The gardens of the spiritual world (al-malakūt) are adorned with the flower of his beauty, and the pools of the world of omnipotence (al-jabarūt) overflow with the outpouring of his lights.

There existeth nothing that is not linked to him, even as it was said: “Were there no mediator, everything that dependeth on him would disappear!” (Bless him, O my God), by a blessing such as returneth to him through Thee from Thee, according to his due.

O my God, he is Thine integral secret, that demonstrateth Thee, and Thy supreme veil, raised up before Thee.

O my God, join me to his posterity[3] and justify me by Thy reckoning of him. Let me know him with a knowledge that saveth me from the wells of ignorance and quencheth my thirst at the wells of virtue. Carry me on his way, surrounded by Thine aid, towards Thy presence. Strike through me at vanity, so that I may destroy it. Plunge me in the oceans of Oneness (al-ahadīyah), pull me back from the sloughs of tawhīd, and drown me in the pure source of the ocean of Unity (al-wahdah), so that I neither see nor hear nor am conscious nor feel except through it. And make of the Supreme Veil the life of my spirit, and of his spirit the secret of my reality, and of his reality all my worlds, by the realization of the First Truth.

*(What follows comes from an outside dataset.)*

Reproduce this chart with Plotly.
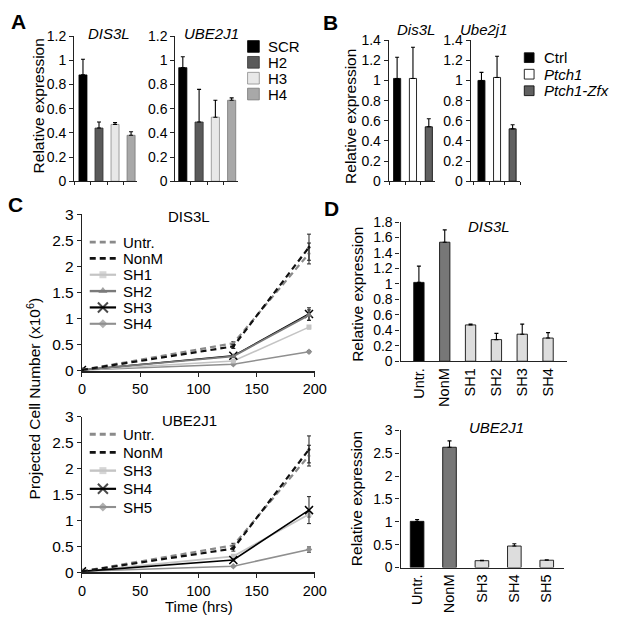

O First, O Last, O Outward, O Inward, hear my petition, even as Thou heardest the petition of Thy servant Zachariah; succour me through Thee unto Thee, support me through Thee unto Thee, unite me with Thee, and come in between me and other-than Thee: Allah, Allah, Allah! Verily He who hath imposed on thee the Qu’an for a law, will bring thee back to the promised end (Qur’ān, 28:85).

Our Lord, grant us mercy from Thy presence, and shape for us right conduct in our plight (Qur’ān, 18:10).

Verily God and His angels bless the Prophet; O ye who believe, bless him and wish him peace (Qur’ān, 33:56).

May the graces (salawāt) of God, His peace, His salutations, His mercy and His blessings (barakāt) be on our Lord Muhammad, Thy servant, Thy prophet and Thy messenger, the un-lettered prophet, and on his family and on his companions, (graces) as numerous as the even and the odd and as the perfect and blessed words of our Lord.

Glorified be thy Lord, the Lord of Glory, beyond what they attribute unto Him, and peace be on the Messengers. Praise be to God, the Lord of the worlds (Qur’ān, 37:180–182).”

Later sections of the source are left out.